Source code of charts
<<<<

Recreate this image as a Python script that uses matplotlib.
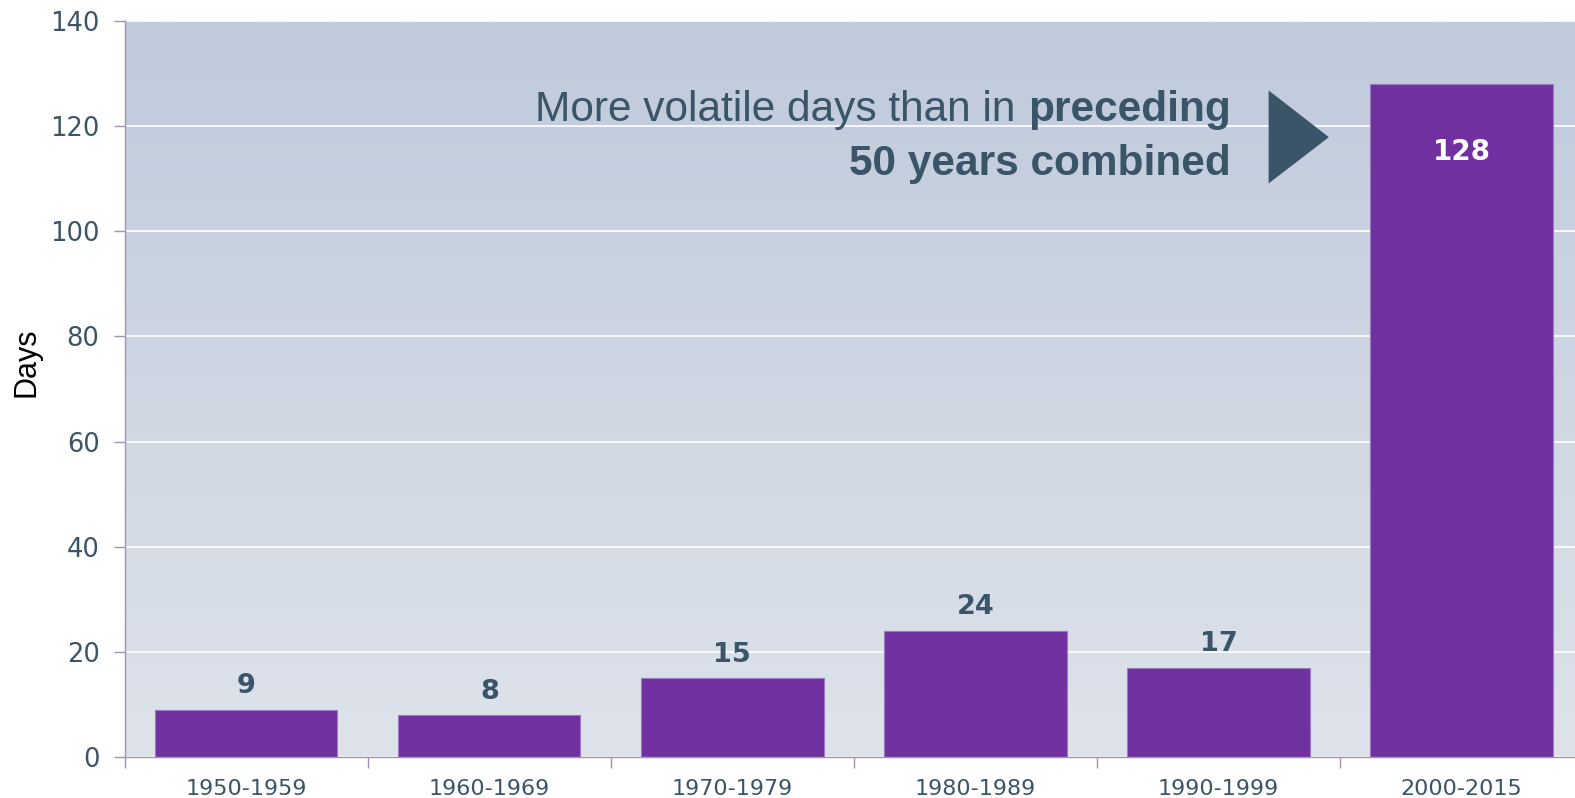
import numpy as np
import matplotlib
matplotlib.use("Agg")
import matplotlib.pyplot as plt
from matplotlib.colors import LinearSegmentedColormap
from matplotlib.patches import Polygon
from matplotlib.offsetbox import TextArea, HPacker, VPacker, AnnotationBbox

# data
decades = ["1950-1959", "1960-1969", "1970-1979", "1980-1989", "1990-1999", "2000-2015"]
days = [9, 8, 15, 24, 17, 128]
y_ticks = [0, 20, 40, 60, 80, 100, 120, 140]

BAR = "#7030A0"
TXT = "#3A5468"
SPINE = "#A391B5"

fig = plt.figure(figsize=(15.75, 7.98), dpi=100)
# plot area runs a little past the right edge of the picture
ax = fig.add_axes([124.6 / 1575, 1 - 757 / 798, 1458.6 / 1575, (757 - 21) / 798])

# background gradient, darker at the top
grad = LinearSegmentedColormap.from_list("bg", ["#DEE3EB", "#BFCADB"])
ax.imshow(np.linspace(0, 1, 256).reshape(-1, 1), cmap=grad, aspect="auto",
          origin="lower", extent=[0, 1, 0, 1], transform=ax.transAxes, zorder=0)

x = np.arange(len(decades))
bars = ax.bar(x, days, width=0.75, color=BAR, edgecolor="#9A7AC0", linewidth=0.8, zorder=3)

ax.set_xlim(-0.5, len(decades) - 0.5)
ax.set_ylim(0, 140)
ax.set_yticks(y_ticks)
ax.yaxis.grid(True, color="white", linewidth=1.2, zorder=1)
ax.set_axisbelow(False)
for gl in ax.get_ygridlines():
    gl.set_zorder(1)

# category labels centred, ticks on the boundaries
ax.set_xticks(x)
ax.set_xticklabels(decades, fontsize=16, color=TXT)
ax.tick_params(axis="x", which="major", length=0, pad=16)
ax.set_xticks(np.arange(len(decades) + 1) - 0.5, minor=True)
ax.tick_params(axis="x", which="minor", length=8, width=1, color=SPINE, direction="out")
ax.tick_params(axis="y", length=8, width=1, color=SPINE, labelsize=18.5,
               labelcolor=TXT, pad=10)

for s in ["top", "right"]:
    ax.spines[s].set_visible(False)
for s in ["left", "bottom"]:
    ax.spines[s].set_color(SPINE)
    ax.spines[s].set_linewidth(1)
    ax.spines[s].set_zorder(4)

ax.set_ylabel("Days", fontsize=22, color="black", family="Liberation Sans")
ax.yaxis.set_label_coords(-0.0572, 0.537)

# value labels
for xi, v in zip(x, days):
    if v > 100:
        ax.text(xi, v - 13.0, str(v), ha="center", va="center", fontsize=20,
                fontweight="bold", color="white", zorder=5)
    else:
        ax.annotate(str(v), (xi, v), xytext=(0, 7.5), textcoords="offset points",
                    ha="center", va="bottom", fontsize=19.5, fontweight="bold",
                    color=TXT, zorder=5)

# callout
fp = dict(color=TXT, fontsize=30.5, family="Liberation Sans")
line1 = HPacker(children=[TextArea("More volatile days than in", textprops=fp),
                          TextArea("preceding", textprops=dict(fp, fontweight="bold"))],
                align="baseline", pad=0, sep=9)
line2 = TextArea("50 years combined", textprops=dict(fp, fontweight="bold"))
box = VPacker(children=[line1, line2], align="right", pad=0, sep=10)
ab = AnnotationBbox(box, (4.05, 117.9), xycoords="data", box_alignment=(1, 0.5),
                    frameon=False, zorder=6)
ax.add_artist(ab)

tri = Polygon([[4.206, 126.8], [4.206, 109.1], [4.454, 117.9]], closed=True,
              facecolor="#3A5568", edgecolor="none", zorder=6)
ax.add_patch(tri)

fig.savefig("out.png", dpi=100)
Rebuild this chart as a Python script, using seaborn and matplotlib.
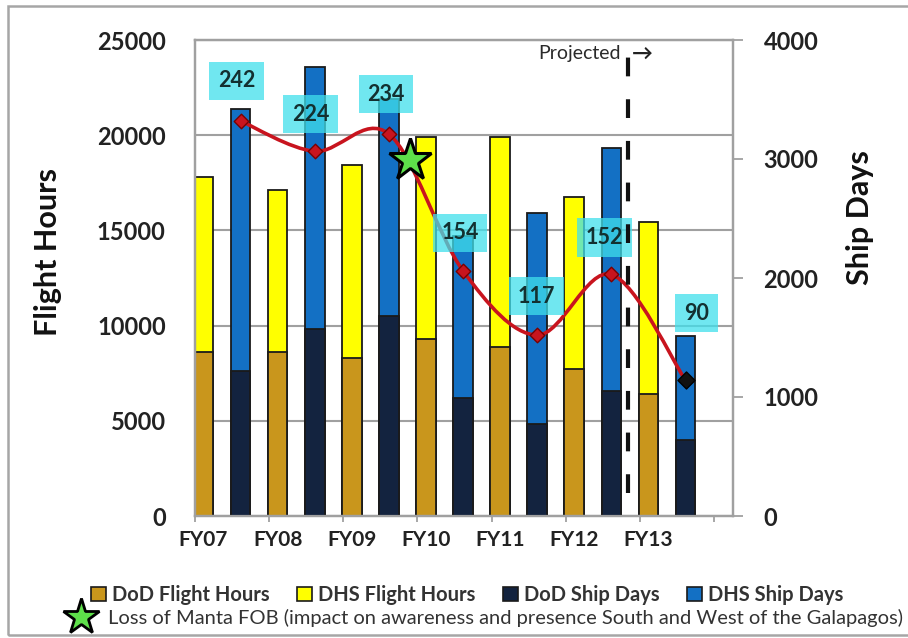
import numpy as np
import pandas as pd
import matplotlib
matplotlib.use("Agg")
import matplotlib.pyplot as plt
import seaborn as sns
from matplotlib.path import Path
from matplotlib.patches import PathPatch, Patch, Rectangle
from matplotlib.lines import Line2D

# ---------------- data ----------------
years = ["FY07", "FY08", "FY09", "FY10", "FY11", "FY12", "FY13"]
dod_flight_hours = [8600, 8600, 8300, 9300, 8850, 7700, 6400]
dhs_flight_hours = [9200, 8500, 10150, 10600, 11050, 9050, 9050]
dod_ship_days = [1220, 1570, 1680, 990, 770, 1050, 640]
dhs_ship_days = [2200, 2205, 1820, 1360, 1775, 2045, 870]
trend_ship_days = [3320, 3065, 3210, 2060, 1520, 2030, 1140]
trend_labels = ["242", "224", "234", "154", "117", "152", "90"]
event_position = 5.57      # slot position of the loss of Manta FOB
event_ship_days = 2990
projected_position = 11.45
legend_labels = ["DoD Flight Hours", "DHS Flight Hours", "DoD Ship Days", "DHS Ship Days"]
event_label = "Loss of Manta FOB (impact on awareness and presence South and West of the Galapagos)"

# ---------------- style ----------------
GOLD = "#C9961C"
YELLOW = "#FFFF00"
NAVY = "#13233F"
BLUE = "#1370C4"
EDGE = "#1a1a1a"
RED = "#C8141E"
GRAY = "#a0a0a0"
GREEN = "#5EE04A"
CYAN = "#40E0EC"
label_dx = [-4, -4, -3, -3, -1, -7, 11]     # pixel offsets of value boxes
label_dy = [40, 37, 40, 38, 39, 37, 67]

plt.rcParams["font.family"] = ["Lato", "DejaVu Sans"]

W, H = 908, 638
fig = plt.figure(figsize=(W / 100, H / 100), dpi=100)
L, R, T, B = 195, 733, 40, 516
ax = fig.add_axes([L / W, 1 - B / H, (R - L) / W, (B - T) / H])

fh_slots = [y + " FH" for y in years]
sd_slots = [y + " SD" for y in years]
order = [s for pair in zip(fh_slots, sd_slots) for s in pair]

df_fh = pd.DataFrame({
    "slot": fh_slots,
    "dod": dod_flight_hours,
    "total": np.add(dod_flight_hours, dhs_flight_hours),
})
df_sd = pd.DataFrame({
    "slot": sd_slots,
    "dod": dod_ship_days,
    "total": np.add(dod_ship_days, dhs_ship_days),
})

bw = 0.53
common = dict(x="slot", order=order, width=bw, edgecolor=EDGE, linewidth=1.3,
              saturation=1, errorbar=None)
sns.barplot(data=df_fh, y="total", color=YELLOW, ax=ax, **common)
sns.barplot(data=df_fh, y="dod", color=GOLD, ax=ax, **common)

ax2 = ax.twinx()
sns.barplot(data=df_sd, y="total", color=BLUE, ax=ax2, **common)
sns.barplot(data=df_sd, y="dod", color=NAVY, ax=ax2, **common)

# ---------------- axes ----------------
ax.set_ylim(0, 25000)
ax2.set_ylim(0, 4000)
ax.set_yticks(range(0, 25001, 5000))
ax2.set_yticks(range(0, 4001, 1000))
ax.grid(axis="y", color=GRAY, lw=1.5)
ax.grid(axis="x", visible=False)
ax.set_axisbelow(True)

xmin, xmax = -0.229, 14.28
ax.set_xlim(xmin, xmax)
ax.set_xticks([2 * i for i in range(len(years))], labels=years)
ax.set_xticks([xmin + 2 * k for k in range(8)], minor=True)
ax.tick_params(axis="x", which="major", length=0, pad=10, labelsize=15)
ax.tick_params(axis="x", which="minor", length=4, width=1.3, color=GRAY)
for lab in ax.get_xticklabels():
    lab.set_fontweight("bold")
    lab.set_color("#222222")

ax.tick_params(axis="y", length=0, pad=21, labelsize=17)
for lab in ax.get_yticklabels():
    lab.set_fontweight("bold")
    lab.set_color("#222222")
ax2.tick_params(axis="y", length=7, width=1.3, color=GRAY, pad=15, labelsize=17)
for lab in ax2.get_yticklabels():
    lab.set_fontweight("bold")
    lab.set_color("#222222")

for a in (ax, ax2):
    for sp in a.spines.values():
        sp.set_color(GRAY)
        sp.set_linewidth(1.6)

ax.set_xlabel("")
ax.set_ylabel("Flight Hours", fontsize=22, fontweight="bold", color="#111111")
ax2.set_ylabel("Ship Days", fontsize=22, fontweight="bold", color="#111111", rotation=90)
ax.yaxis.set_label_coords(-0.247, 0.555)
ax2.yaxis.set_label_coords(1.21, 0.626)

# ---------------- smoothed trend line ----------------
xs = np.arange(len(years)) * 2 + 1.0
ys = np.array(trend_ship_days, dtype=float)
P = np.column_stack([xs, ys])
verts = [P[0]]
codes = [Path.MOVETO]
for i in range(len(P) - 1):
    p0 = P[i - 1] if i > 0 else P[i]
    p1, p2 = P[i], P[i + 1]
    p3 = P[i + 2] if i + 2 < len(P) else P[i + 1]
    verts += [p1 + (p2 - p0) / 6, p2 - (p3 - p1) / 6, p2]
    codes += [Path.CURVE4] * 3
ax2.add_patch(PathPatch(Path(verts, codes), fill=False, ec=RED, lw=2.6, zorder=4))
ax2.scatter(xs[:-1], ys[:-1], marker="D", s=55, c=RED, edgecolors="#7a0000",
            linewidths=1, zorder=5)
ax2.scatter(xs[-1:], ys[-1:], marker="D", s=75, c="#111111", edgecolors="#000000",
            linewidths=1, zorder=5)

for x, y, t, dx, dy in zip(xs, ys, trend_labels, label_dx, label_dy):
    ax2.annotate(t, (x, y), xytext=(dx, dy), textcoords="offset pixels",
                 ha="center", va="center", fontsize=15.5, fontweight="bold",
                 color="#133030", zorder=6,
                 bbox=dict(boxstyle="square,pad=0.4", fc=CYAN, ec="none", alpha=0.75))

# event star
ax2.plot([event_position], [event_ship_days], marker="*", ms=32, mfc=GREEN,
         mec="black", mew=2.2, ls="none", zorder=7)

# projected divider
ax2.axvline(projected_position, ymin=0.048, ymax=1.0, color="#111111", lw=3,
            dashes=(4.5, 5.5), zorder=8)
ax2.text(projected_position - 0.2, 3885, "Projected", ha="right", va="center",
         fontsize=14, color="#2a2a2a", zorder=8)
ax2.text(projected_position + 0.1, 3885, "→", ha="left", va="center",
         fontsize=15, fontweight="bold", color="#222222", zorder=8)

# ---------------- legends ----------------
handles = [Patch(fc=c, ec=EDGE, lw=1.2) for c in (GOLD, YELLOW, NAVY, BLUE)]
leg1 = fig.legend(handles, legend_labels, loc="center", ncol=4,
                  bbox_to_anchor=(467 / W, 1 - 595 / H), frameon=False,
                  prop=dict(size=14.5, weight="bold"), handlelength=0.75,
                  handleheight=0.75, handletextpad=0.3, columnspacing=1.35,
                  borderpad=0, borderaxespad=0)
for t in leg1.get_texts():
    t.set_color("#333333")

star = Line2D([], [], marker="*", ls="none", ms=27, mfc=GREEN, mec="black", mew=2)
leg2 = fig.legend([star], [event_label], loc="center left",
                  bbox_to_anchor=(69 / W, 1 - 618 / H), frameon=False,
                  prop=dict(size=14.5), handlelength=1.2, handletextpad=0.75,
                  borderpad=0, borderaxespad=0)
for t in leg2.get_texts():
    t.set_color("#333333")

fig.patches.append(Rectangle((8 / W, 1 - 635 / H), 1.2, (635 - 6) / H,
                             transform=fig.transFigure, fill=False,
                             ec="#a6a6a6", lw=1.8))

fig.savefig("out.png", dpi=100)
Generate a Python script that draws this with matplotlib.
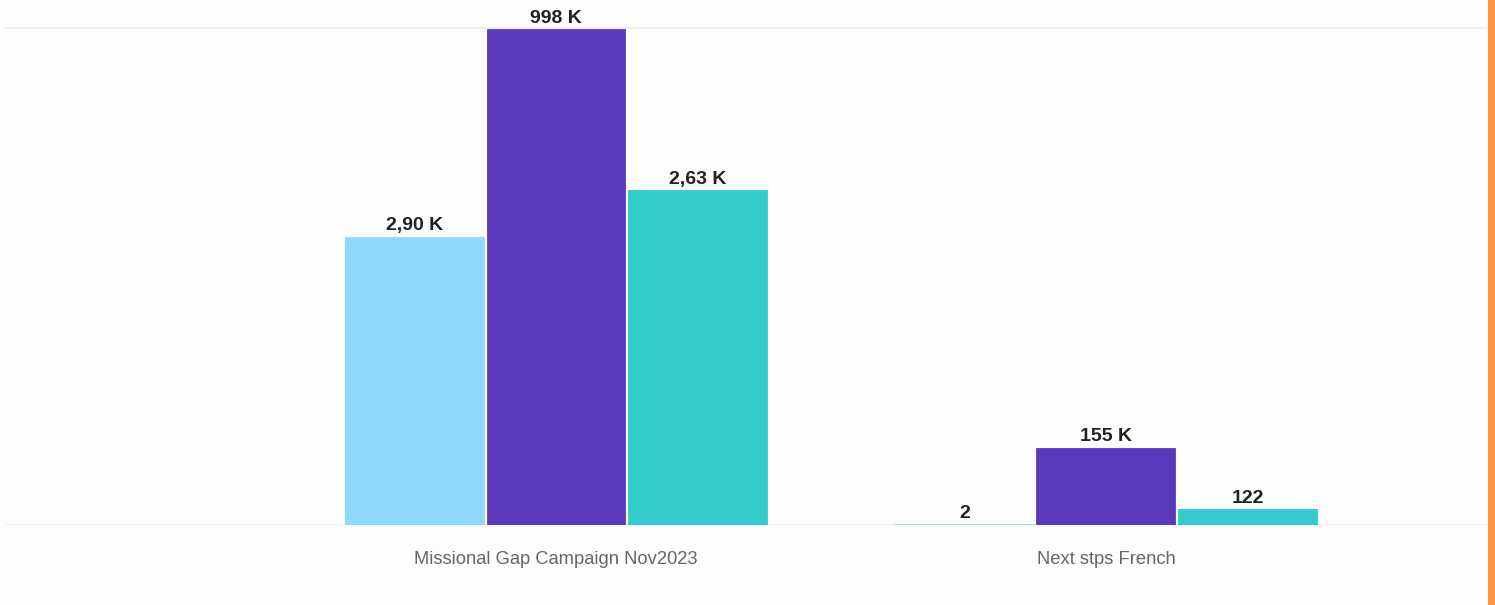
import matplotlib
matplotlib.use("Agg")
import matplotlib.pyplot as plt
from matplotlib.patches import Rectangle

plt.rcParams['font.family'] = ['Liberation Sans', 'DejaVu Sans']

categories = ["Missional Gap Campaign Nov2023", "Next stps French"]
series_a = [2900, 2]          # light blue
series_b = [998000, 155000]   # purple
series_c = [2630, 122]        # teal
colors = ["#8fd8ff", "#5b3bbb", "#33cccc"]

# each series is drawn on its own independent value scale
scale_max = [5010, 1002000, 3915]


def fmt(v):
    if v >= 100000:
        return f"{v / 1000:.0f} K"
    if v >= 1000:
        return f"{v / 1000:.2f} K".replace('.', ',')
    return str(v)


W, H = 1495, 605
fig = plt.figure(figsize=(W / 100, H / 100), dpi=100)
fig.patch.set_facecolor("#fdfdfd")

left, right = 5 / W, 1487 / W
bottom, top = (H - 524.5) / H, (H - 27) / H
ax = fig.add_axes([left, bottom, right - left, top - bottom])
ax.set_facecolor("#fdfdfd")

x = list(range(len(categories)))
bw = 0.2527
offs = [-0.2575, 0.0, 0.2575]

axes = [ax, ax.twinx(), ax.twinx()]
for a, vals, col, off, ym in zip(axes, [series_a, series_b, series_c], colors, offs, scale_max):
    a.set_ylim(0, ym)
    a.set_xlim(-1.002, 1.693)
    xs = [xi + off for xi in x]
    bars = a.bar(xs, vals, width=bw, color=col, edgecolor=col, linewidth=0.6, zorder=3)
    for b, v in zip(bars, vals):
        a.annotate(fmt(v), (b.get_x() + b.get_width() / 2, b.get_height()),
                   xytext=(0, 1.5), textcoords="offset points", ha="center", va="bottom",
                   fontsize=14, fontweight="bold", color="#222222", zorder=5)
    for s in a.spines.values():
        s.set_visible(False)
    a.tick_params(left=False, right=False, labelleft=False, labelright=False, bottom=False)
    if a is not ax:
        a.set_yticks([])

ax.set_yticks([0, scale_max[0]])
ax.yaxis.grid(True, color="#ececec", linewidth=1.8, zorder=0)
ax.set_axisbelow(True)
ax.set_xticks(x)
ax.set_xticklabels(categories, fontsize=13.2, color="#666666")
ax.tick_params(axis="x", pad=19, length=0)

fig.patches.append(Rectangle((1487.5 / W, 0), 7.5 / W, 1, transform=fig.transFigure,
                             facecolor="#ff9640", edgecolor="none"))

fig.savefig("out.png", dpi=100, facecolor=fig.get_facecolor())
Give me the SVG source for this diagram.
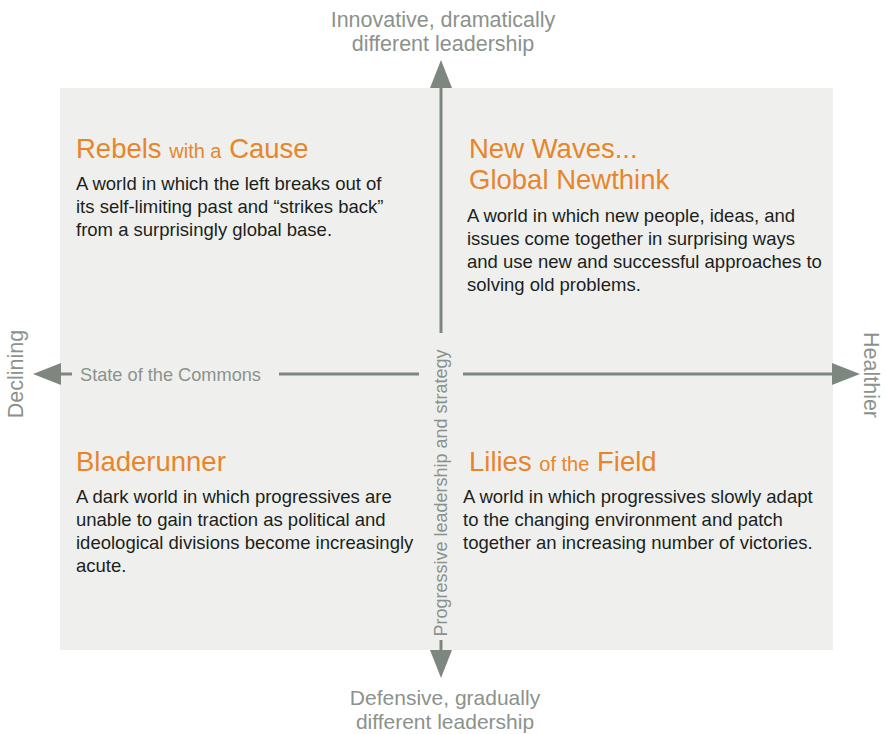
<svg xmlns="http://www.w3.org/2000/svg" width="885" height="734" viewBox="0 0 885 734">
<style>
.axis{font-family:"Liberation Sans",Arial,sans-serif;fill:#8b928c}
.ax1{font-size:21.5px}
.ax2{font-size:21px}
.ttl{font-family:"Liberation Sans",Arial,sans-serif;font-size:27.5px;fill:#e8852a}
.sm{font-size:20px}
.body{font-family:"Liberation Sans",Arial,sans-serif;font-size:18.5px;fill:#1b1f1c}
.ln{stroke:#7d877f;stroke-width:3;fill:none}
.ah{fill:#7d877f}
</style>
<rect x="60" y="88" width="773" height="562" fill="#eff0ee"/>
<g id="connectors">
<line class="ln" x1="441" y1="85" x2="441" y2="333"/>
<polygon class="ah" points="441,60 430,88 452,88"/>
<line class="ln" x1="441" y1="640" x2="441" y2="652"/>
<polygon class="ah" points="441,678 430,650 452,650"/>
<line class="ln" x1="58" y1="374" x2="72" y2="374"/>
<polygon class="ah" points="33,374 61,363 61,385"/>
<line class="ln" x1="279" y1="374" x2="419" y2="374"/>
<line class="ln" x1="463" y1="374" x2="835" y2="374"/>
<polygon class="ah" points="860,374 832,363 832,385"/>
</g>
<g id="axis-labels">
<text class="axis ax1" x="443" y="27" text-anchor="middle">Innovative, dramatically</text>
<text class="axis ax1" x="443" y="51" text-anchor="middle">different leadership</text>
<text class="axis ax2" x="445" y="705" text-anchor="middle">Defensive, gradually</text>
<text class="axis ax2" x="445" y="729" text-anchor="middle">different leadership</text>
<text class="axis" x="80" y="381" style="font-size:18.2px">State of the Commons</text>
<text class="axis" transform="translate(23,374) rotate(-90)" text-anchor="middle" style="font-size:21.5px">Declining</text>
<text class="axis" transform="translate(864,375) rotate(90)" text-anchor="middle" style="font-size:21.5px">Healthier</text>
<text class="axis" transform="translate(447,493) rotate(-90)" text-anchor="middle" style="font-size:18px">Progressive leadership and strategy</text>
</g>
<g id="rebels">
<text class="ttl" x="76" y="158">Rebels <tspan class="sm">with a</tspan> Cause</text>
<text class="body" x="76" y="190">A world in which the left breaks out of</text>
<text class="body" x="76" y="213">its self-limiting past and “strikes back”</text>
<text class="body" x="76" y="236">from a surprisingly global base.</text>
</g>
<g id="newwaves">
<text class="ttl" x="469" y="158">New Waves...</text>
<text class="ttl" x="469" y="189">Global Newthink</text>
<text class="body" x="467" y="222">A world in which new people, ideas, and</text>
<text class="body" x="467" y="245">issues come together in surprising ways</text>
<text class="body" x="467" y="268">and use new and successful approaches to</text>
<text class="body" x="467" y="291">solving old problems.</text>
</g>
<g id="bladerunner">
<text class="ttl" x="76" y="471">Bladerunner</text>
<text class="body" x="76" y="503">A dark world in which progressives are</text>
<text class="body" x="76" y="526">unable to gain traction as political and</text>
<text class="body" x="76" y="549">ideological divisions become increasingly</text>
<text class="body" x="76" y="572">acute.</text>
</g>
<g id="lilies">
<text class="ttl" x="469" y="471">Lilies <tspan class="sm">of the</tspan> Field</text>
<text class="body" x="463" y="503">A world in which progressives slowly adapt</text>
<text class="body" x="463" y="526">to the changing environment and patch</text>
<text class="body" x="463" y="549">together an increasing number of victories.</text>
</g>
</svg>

>>>>

• [WORK TO COMPLETE]:
Could the lines from the top of the material through the line with "ax = fig.add_axes([124.6" be repeated exactly, pictures left out?

• [EXERCISE SOLUTION]:
Recreate this image as a Python script that uses matplotlib.
import numpy as np
import matplotlib
matplotlib.use("Agg")
import matplotlib.pyplot as plt
from matplotlib.colors import LinearSegmentedColormap
from matplotlib.patches import Polygon
from matplotlib.offsetbox import TextArea, HPacker, VPacker, AnnotationBbox

# data
decades = ["1950-1959", "1960-1969", "1970-1979", "1980-1989", "1990-1999", "2000-2015"]
days = [9, 8, 15, 24, 17, 128]
y_ticks = [0, 20, 40, 60, 80, 100, 120, 140]

BAR = "#7030A0"
TXT = "#3A5468"
SPINE = "#A391B5"

fig = plt.figure(figsize=(15.75, 7.98), dpi=100)
# plot area runs a little past the right edge of the picture
ax = fig.add_axes([124.6 / 1575, 1 - 757 / 798, 1458.6 / 1575, (757 - 21) / 798])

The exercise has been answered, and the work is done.